The Bibi-Barak strategy is to sabotage the peace-process show itself. (In the past, Barak went along with ‘peace process’ negotiations, but his aim was not to prolong them endlessly: rather to torpedo them.) Part of this strategy is to present the Palestinian leaders with demands that amount to ever more abject capitulation.

Recently, Bibi demanded, as a prior condition to any negotiation, that the Palestinians recognise Israel as the “state of the Jewish people” (rather than merely as a “Jewish state”). This amounts to acceptance of Zionism lock, stock and barrel, and legitimising Zionist colonisation past, present and future. If the PLO leadership balks at jumping through this hoop, that will prove that “there is no Palestinian partner for peace”.

However, there is a danger that the PLO will bow to this humiliating demand: its Fatah leadership has reached such a low point that it may have forgotten how to say ‘no’. (This ultimate capitulation may well have been achieved had Israel succeeded in crushing Hamas.) In such an eventuality, Barak may need to apply another well tried method for preventing negotiations: provocation.

For example, he can authorise sufficiently many ‘targeted assassinations’ of Palestinian military and political leaders. This would hardly register in the western media, as it would be presented and justified as a routine measure against ‘terrorism’. But with sufficient persistence it can eventually outrage some Palestinian militants and provoke - as it has often done in the past - some blind, bloody outrage in revenge. This in turn can be used to ‘prove’ that “there is no Palestinian partner for peace”.

This is only one of several types of provocation he may use. In the present government Barak would not have to do this on his own, against the intentions of the cabinet majority, but would find many supporters.

It is as yet impossible to say whether this kind of provocation will operate, or whether Bibi-Barak will, like Menachem Begin’s 1977 government, achieve a breakthrough in the ‘peace process’ contrary to expectations.

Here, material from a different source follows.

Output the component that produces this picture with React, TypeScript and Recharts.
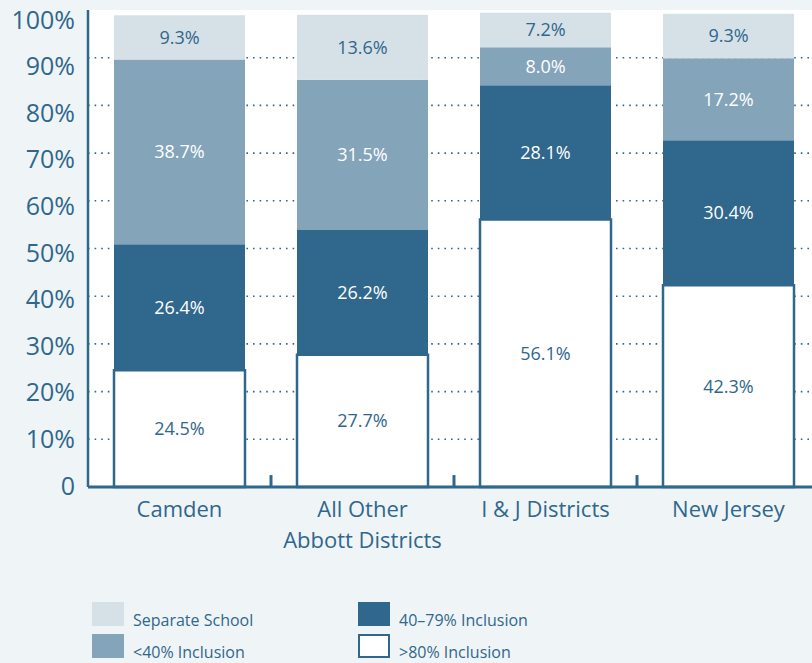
import { BarChart, Bar, XAxis, YAxis, CartesianGrid, LabelList, ReferenceLine } from 'recharts';

const categories = ['Camden', 'All Other\nAbbott Districts', 'I & J Districts', 'New Jersey'];
const over80 = [24.5, 27.7, 56.1, 42.3];
const incl4079 = [26.4, 26.2, 28.1, 30.4];
const under40 = [38.7, 31.5, 8.0, 17.2];
const separate = [9.3, 13.6, 7.2, 9.3];
const yTicks = [0, 10, 20, 30, 40, 50, 60, 70, 80, 90, 100];
const gridTicks = [10, 20, 30, 40, 50, 60, 70, 80, 90];

const DARK = '#30678c';
const MID = '#84a4ba';
const LIGHT = '#d6e1e7';
const BG = '#eff5f6';
const FONT = '"Open Sans", "Noto Sans", sans-serif';

const data = categories.map((name, i) => ({
  name,
  over80: over80[i],
  incl4079: incl4079[i],
  under40: under40[i],
  separate: separate[i],
}));

const series = [
  { key: 'over80', name: '>80% Inclusion', fill: '#ffffff', label: DARK, stroke: DARK },
  { key: 'incl4079', name: '40–79% Inclusion', fill: DARK, label: '#ffffff' },
  { key: 'under40', name: '<40% Inclusion', fill: MID, label: '#ffffff' },
  { key: 'separate', name: 'Separate School', fill: LIGHT, label: DARK },
];

// legend layout: column-major like the original
const legendOrder = ['separate', 'under40', 'incl4079', 'over80'];

const CategoryTick = (props: any) => {
  const { x, payload } = props;
  const lines = String(payload.value).split('\n');
  return (
    <text x={x} y={487} textAnchor="middle" fill={DARK} fontSize={22} fontFamily={FONT}>
      {lines.map((l, i) => (
        <tspan key={i} x={x} dy={i === 0 ? 30 : 31}>
          {l}
        </tspan>
      ))}
    </text>
  );
};

// the original's tick labels drift below their gridlines towards the top
const PercentTick = (props: any) => {
  const { x, y, payload } = props;
  const v = payload.value as number;
  return (
    <text
      x={x}
      y={y}
      dy={7.5 + v * 0.11}
      textAnchor="end"
      fill={DARK}
      fontSize={25}
      fontFamily={FONT}
    >
      {v === 0 ? '0' : `${v}%`}
    </text>
  );
};

export default function App() {
  return (
    <div
      style={{
        position: 'absolute',
        left: 0,
        top: 0,
        width: 812,
        height: 663,
        overflow: 'hidden',
        background: BG,
        fontFamily: FONT,
      }}
    >
      <BarChart
        width={820}
        height={663}
        data={data}
        margin={{ top: 10, right: 0, bottom: 116, left: 0 }}
        barSize={131}
      >
        <CartesianGrid
          vertical={false}
          fill="#ffffff"
          fillOpacity={1}
          stroke={DARK}
          strokeWidth={1.6}
          strokeDasharray="1.6 5"
          horizontalCoordinatesGenerator={({ yAxis, offset }: any) =>
            gridTicks.map((v) =>
              yAxis && typeof yAxis.scale === 'function'
                ? yAxis.scale(v)
                : offset.top + offset.height * (1 - v / 100)
            )
          }
        />
        <XAxis
          dataKey="name"
          height={60}
          interval={0}
          tickLine={false}
          axisLine={{ stroke: DARK, strokeWidth: 3 }}
          tick={<CategoryTick />}
        />
        <YAxis
          width={88}
          domain={[0, 100]}
          ticks={yTicks}
          interval={0}
          tickLine={false}
          tickMargin={7}
          axisLine={{ stroke: DARK, strokeWidth: 2.5 }}
          tick={<PercentTick />}
        />
        {series.map((s) => (
          <Bar
            key={s.key}
            dataKey={s.key}
            name={s.name}
            stackId="a"
            fill={s.fill}
            stroke={s.stroke}
            strokeWidth={s.stroke ? 2.5 : 0}
            isAnimationActive={false}
          >
            <LabelList
              dataKey={s.key}
              position="center"
              fill={s.label}
              fontSize={18}
              fontFamily={FONT}
              formatter={(v: any) => `${Number(v).toFixed(1)}%`}
            />
          </Bar>
        ))}
        {categories.slice(1).map((c) => (
          <ReferenceLine
            key={c}
            position="start"
            segment={[
              { x: c, y: 0 },
              { x: c, y: 2.5 },
            ]}
            stroke={DARK}
            strokeWidth={3}
          />
        ))}
      </BarChart>

      <div
        style={{
          position: 'absolute',
          left: 92,
          top: 602,
          display: 'grid',
          gridTemplateColumns: '266px 260px',
          gridAutoFlow: 'column',
          gridTemplateRows: '24px 24px',
          rowGap: 8,
        }}
      >
        {legendOrder.map((k) => {
          const s = series.find((x) => x.key === k)!;
          return (
            <div key={k} style={{ display: 'flex', alignItems: 'flex-end', height: 24 }}>
              <div
                style={{
                  width: 32,
                  height: 24,
                  boxSizing: 'border-box',
                  background: s.fill,
                  border: s.stroke ? `2.5px solid ${s.stroke}` : 'none',
                  flex: 'none',
                }}
              />
              <span
                style={{
                  marginLeft: 9,
                  fontSize: 16,
                  color: DARK,
                  lineHeight: '16px',
                  position: 'relative',
                  top: 2,
                  whiteSpace: 'nowrap',
                }}
              >
                {s.name}
              </span>
            </div>
          );
        })}
      </div>
    </div>
  );
}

Israel is not an entirely free agent, but an American client, albeit a much indulged one. A great deal therefore depends on whether there is going to be a real turn in US policy. So far, there has been much American empty talk about ‘two states’, but no significant actual change. Obama has yet to show in practice whether he has given up the Middle East policy of his predecessors.

Notes

1. See Hebrew Wikipedia entry: tinyurl.co m/dxfj5f The self-definition of Shas as ‘social democratic’ is not mentioned in the English Wikipedia entry (en.wikipedia.org/wiki/Shas).
2. This scenario forms the background to a 2004 Hebrew novel by the Palestinian writer Sayed Kashua. Translated into English as Let it be morning (2006). Highly recommended.